# What to work on:
Leave out the pictures, and write out exactly the lines from the beginning of the material to the line holding "import * as", that line included, and nothing else.

# Dataset content:
= = = = =

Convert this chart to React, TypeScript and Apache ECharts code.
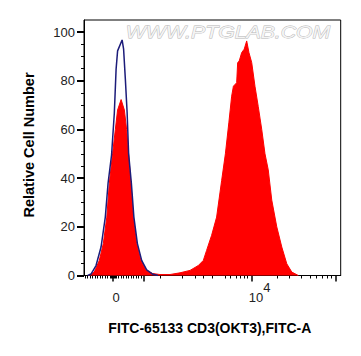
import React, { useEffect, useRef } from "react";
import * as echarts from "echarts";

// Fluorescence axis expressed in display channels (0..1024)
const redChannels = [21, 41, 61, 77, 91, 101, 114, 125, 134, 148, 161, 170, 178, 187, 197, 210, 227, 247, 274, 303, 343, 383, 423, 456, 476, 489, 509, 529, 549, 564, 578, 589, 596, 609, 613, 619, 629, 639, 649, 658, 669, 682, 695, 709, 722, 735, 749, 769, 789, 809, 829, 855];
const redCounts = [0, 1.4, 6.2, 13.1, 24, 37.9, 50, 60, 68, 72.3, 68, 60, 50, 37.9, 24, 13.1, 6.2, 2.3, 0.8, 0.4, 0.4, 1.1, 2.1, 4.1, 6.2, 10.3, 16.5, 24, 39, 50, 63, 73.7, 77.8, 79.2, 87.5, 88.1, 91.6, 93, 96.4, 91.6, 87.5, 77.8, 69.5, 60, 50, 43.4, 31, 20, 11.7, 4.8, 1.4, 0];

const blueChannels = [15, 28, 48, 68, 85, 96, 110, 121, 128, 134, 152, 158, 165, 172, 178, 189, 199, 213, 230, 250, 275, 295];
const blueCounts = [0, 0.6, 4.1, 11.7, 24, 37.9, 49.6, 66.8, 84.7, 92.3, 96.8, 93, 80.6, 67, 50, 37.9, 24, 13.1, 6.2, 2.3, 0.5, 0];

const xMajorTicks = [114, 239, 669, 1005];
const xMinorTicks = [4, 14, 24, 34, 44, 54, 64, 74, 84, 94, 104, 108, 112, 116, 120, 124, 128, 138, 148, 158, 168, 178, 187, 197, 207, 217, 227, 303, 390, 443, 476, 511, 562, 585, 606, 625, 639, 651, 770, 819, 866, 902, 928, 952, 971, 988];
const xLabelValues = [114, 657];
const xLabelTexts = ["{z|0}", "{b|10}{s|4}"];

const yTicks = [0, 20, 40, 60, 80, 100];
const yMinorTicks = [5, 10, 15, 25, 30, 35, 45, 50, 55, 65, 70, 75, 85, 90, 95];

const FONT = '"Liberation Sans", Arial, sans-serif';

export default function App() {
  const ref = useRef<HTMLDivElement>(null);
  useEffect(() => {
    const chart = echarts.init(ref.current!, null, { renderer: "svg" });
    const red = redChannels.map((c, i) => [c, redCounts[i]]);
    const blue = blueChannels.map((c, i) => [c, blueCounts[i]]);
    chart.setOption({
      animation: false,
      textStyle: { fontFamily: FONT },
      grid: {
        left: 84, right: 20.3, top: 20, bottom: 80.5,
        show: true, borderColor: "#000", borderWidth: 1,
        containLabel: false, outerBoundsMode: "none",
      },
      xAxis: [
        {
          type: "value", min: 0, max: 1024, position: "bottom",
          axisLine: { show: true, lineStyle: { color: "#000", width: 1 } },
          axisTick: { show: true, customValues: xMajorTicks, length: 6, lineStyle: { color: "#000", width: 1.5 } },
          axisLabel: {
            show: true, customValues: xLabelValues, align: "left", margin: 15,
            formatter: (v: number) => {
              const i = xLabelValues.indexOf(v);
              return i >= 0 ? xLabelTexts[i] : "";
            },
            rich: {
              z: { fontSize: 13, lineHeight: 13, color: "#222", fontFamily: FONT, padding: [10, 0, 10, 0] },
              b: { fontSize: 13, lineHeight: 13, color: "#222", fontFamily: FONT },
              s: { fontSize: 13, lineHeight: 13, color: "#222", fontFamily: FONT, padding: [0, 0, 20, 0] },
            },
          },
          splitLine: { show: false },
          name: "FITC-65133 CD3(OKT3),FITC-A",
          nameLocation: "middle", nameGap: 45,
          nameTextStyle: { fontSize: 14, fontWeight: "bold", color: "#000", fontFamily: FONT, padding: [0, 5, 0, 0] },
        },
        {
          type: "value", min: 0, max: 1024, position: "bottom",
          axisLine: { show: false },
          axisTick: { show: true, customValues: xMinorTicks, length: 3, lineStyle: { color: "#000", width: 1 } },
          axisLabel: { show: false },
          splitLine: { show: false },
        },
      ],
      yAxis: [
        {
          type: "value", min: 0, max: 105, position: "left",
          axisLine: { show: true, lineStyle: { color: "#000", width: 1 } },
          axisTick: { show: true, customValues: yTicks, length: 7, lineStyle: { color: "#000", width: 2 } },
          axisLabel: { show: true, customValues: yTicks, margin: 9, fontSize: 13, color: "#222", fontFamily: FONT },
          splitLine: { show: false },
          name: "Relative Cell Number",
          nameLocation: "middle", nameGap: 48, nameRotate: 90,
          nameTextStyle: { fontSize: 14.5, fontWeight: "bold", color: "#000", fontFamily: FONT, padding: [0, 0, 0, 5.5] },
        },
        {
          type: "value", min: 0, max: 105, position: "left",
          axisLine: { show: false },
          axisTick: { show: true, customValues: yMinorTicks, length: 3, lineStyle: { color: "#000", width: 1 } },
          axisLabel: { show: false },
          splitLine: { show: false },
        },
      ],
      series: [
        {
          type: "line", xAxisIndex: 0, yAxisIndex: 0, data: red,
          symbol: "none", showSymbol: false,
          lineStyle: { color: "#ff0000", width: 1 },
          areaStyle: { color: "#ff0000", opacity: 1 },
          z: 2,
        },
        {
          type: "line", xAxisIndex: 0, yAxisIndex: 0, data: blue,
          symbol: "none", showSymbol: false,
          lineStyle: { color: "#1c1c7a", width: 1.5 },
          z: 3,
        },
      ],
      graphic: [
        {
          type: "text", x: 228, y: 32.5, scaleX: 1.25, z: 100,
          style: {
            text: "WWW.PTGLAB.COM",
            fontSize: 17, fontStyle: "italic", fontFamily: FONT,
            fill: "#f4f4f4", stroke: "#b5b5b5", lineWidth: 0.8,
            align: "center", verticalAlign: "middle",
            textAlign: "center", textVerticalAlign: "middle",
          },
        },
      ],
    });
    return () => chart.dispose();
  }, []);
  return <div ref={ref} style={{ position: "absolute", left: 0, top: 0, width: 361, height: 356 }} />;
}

= = = = =

# Response below:
Convert this chart to React, TypeScript and Apache ECharts code.
import React, { useEffect, useRef } from "react";
import * as echarts from "echarts";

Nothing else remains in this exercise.